Tuesday, February 9, 2010

Clarence Thomas: The Tillman Act & How Campaign Finance Laws are Designed to Hurt Blacks

A big H/T goes to Maggie's Notebook for her post, and her finding this wonderful article and video.  She keeps her excellent blog updated often on various issues so I am asking you to please go and check out her blog.

Justice Clarence Thomas spoke to law students at the Stetson University College of Law in Gulfport, FL. yesterday and gave the Court's Constitutional reasoning for the controversial striking down of some portions of the country's campaign finance laws. His explanation is dissimilar from any other you've heard, and guess what? It has to do with "race." He also paints a picture of what it is like to sit with the Supremes in a State of the Union address - a picture you and I do not see or hear. He wanted no part of it. See a video below.


If you need background on campaign finance laws and why it is in the news today, read this, which in short, has a former FEC chairman, Bradley Smith, defending the Supreme Court's ruling, saying unequivocally, the law after the ruling "continues to forbid election spending by foreign corporations. Smith also said the President's decision to reprimand the Court in the middle of a SOTU address was "pure demagoguery."

The remarks of Justice Thomas are always devisive, because he is a conservative Black man, and Lord knows, we can't have that. Just wait until you hear this, which boils down to Democrats trying to restrict the free speech of those favorable (Republicans) to our Black neighbors back to 1907. Source: New York Times:

He added that the history of Congressional regulation of corporate involvement in politics had a dark side, pointing to the Tillman Act, which banned corporate contributions to federal candidates in 1907.
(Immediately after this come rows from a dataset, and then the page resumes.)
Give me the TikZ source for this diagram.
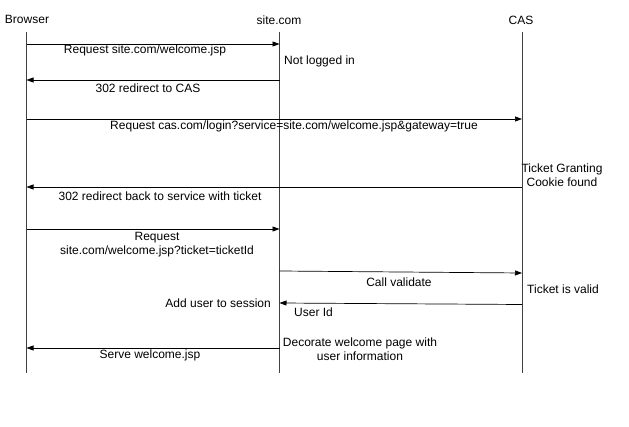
\documentclass[tikz,border=0pt]{standalone}
\usepackage{fontspec}
\setmainfont{Liberation Sans}
\usetikzlibrary{arrows.meta}

\tikzset{
	lifeline/.style = {draw=black!75, line width=0.8pt},
	msg/.style = {draw=black, line width=0.7pt, -{Triangle[length=7pt, width=5pt]}},
	txt/.style = {font=\fontsize{12}{14}\selectfont, inner sep=0pt, align=center}
}

\begin{document}
\begin{tikzpicture}[x=1pt, y=-1pt]
	\useasboundingbox (0,0) rectangle (629,427);
	% participants
	\node[txt] (browser) at (27,19) {Browser};
	\node[txt] (site) at (279,20) {site.com};
	\node[txt] (cas) at (521,20) {CAS};
	\coordinate (bTop) at (26.5,32);  \coordinate (bEnd) at (26.5,373);
	\coordinate (sTop) at (279.5,32); \coordinate (sEnd) at (279.5,373);
	\coordinate (cTop) at (522,32);   \coordinate (cEnd) at (522,373);
	\draw[lifeline] (bTop) -- (bEnd);
	\draw[lifeline] (sTop) -- (sEnd);
	\draw[lifeline] (cTop) -- (cEnd);
	% message ends on the lifelines
	\coordinate (b1) at (26.5,44);  \coordinate (s1) at (279.5,44);
	\coordinate (b2) at (26.5,80);  \coordinate (s2) at (279.5,80);
	\coordinate (b3) at (26.5,119); \coordinate (c3) at (522,119);
	\coordinate (b4) at (26.5,187); \coordinate (c4) at (522,187);
	\coordinate (b5) at (26.5,229); \coordinate (s5) at (279.5,229);
	\coordinate (s6) at (279.5,271); \coordinate (c6) at (522,273);
	\coordinate (s7) at (279.5,303); \coordinate (c7) at (522,304.5);
	\coordinate (b8) at (26.5,348); \coordinate (s8) at (279.5,348);
	% messages
	\draw[msg] (b1) -- (s1);
	\node[txt] (req1) at (145,50) {Request site.com/welcome.jsp};
	\node[txt, anchor=west] (notlogged) at (284,61) {Not logged in};
	\draw[msg] (s2) -- (b2);
	\node[txt] (redir1) at (148,88) {302 redirect to CAS};
	\draw[msg] (b3) -- (c3);
	\node[txt] (req2) at (294,126) {Request cas.com/login?service=site.com/welcome.jsp\&gateway=true};
	\node[txt] (tgc) at (562,175) {Ticket Granting\\Cookie found};
	\draw[msg] (c4) -- (b4);
	\node[txt] (redir2) at (160,196) {302 redirect back to service with ticket};
	\draw[msg] (b5) -- (s5);
	\node[txt] (req3) at (157,245) {Request\\site.com/welcome.jsp?ticket=ticketId};
	\draw[msg] (s6) -- (c6);
	\node[txt] (validate) at (399,282) {Call validate};
	\node[txt, anchor=west] (valid) at (527,289) {Ticket is valid};
	\draw[msg] (c7) -- (s7);
	\node[txt, anchor=west] (userid) at (294,312) {User Id};
	\node[txt, anchor=east] (session) at (271,303) {Add user to session};
	\node[txt] (decorate) at (360,349) {Decorate welcome page with\\user information};
	\draw[msg] (s8) -- (b8);
	\node[txt] (serve) at (150,355) {Serve welcome.jsp};
\end{tikzpicture}
\end{document}
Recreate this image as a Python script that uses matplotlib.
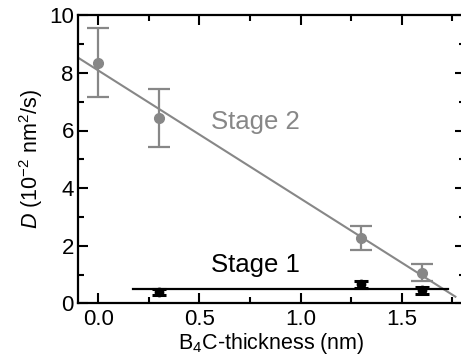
import matplotlib
matplotlib.use("Agg")
import matplotlib.pyplot as plt
import numpy as np

plt.rcParams['font.family'] = ['Liberation Sans', 'DejaVu Sans']
plt.rcParams['mathtext.fontset'] = 'custom'
plt.rcParams['mathtext.rm'] = 'Liberation Sans'
plt.rcParams['mathtext.it'] = 'Liberation Sans:italic'

# Stage 2 data
s2_x = [0.0, 0.3, 1.3, 1.6]
s2_y = [8.35, 6.43, 2.28, 1.06]
s2_err = [1.2, 1.0, 0.42, 0.29]
s2_fit_x = [-0.1, 1.765]
s2_fit_y = [8.53, 0.23]

# Stage 1 data
s1_x = [0.3, 1.3, 1.6]
s1_y = [0.40, 0.66, 0.46]
s1_err = [0.11, 0.13, 0.12]
s1_fit_x = [0.17, 1.73]
s1_fit_y = [0.51, 0.51]

gray = '#878787'

fig = plt.figure(figsize=(4.61, 3.6), dpi=100)
ax = fig.add_axes([78/461, 56.7/360, 386.5/461, 288/360])

ax.plot(s2_fit_x, s2_fit_y, color=gray, lw=1.5, zorder=2)
ax.errorbar(s2_x, s2_y, yerr=s2_err, fmt='o', color=gray, ms=7, lw=1.6,
            capsize=8, capthick=1.6, zorder=3)
ax.plot(s1_fit_x, s1_fit_y, color='black', lw=1.6, zorder=2)
ax.errorbar(s1_x, s1_y, yerr=s1_err, fmt='o', color='black', ms=6, lw=2.5,
            capsize=5, capthick=2.2, zorder=3)

ax.text(0.776, 6.3, 'Stage 2', color=gray, fontsize=18.5, ha='center', va='center')
ax.text(0.776, 1.33, 'Stage 1', color='black', fontsize=18.5, ha='center', va='center')

ax.set_xlim(-0.1, 1.81)
ax.set_ylim(0, 10)
ax.set_xticks([0.0, 0.5, 1.0, 1.5])
ax.set_xticks([0.25, 0.75, 1.25, 1.75], minor=True)
ax.set_yticks([0, 2, 4, 6, 8, 10])
ax.set_yticks([1, 3, 5, 7, 9], minor=True)
ax.set_xticklabels(['0.0', '0.5', '1.0', '1.5'])
ax.tick_params(which='both', direction='in', top=True, right=True, labelsize=16, width=1.5)
ax.tick_params(which='major', length=7)
ax.tick_params(which='minor', length=4)
ax.tick_params(axis='x', pad=4)
ax.tick_params(axis='y', pad=3)
for s in ax.spines.values():
    s.set_linewidth(1.6)

ax.set_xlabel('B$_4$C-thickness (nm)', fontsize=15.5, labelpad=1)
ax.set_ylabel(r'$D$ (10$^{-2}$ nm$^2$/s)', fontsize=15.5, labelpad=3)

fig.savefig('out.png', dpi=100)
“Go back and read why Tillman introduced that legislation,” Justice Thomas said, referring to Senator Benjamin Tillman. “Tillman was from South Carolina, and as I hear the story he was concerned that the corporations, Republican corporations, were favorable toward blacks and he felt that there was a need to regulate them.”


It is thus a mistake, the justice said, to applaud the regulation of corporate speech as “some sort of beatific action.”


Justice Thomas said the First Amendment’s protections applied regardless of how people chose to assemble to participate in the political process.


“If 10 of you got together and decided to speak, just as a group, you’d say you have First Amendment rights to speak and the First Amendment right of association,” he said. “If you all then formed a partnership to speak, you’d say we still have that First Amendment right to speak and of association.”


“But what if you put yourself in a corporate form?” Justice Thomas asked, suggesting that the answer must be the same.


Asked about his attitude toward the two decisions overruled in Citizens United, he said, “If it’s wrong, the ultimate precedent is the Constitution.”

In other words, Justice Clarence Thomas chooses to be a servant of Constitutional Law. God Bless this man, Amen.


It was odd to see the Supremes gathered at the SOTU and note the absence of Clarence Thomas. Here is his explanation:


I don’t go because it has become so partisan and it’s very uncomfortable for a judge to sit there,” he said, adding that “there’s a lot that you don’t hear on TV — the catcalls, the whooping and hollering and under-the-breath comments.”


“One of the consequences,” he added in an apparent reference to last week’s address, “is now the court becomes part of the conversation, if you want to call it that, in the speeches. It’s just an example of why I don’t go.”


6 comments:

Opus #6 said...

Wow. That was educational for me. I like his moral courage in stating that if something is wrong based on what the Constitution SAYS, not what we want it to say, we must admit it.

And it makes sense to me that we are allowed to speak. We are allowed free association. And a corporation is a form of association.

Ron Russell said...

I like Justice Thomas and have been in his corner ever since that disgusting confirmation fight in the Senate years ago. This is a man who stands for constitutional values and principals and I have no problems with his recent votes on the court. We need more like him!

Maggie Thornton said...

Teresa, thank much for helping get the word out on this. There is so much that we do not about racism, and the general position is that Republicans are the racists.

I found some very interesting information on Tillman, and Clarence Thomas is firmly grounded in the comments he made.

Again, thank you!

Amusing Bunni said...

Good For Him! I respect him even more now, Teresa. Maggie does have a wonderful website, I'm glad you reposted this, I would have missed this....it's so hard to keep up with everything.

God Bless Justice Thomas. No wonder they all hate him and pick on him. A Honorable Man who upholds the Constiution.....something totally alien to these commies. I'm glad he didn't go to the speech either, I bet the rest of the supremes wish they stayed away too.

Snarky Basterd said...

Good post, Teresa. I love how Thomas drives the left nuts, or, for that matter, ANY black conservative drives them nuts. As if they expect him to step and fetch their beliefs ... and their bags.

Sorry about the blogroll thing with the new-old site. I'm trying to resolve that with Google. Will let you know.

Matt said...

Thanks so much for posting this Teresa. I may put the video up over the weekend. So, just as we have been saying, the Democrats are still as racist as ever, they just changed the rhetoric and techniques.